Further crowding out renewables, Khan’s government inherited a large pipeline of fossil fuel projects, which the government says shrinks the space for new renewables by creating surplus capacity and little demand for new projects. The nation’s energy has been snarled in geopolitics—a major deal for a Russian-built gas pipeline was set to be finalized this year.

There is still some domestic support for replacing existing fossil fuel power with cleaner alternatives. Pakistan’s Alternative and Renewable Energy Policy of 2019 is explicitly geared at “displacing” existing fuel sources, not merely leveling the playing field. To achieve that, it could be necessary to keep some tax breaks for the young sector.

“Even if you did have an Animal Farm taxation regime—everything is taxed equally, there’s no preferential treatment, no exemptions, period—you would still be, in effect, discriminating against renewables, given where they’re starting off in the market,” Moulvi said. “There are entrenched interests that need to be displaced.”

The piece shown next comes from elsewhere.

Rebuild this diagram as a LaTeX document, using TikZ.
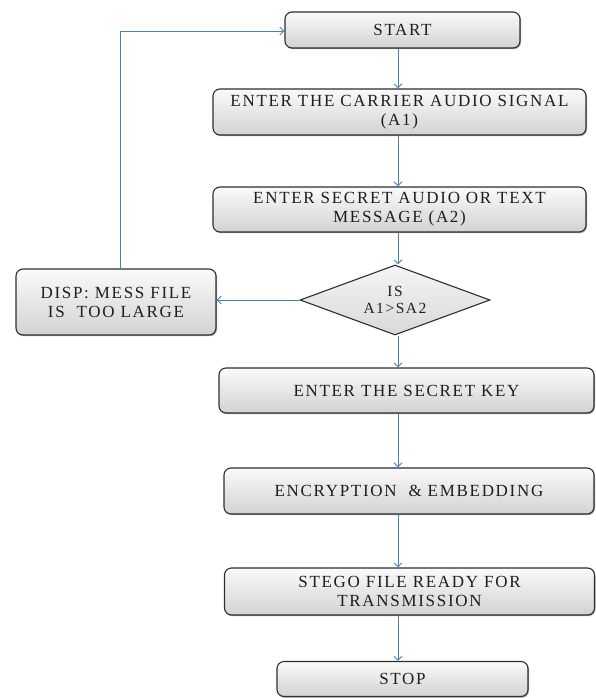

How Pakistan’s renewables will fare under Khan’s successor remains to be seen. As chief minister of Punjab, Sharif earned a pro-business reputation as a developer of several mega-infrastructure projects. He’s presented himself as a moderate interested in fixing relations with the United States, while also deepening economic ties with China. Sharif now faces talks with the IMF over remaining $3 billion from the EFF program. The rupee soared on Monday following the announcement of his political ascendance, buoyed by optimism at obtaining the loan. 

Meanwhile, there is a final, painful irony to the IMF undermining its new rhetorical support for clean energy. Even as international financial institutions have stymied greater uptake of renewables, Pakistani advocates of green investment find themselves fighting off claims that there is low domestic support for clean energy. Despite widespread support for cheap renewables, Tahir said, “there’s the perception that solar—and anything civil society is after—is Western agenda.”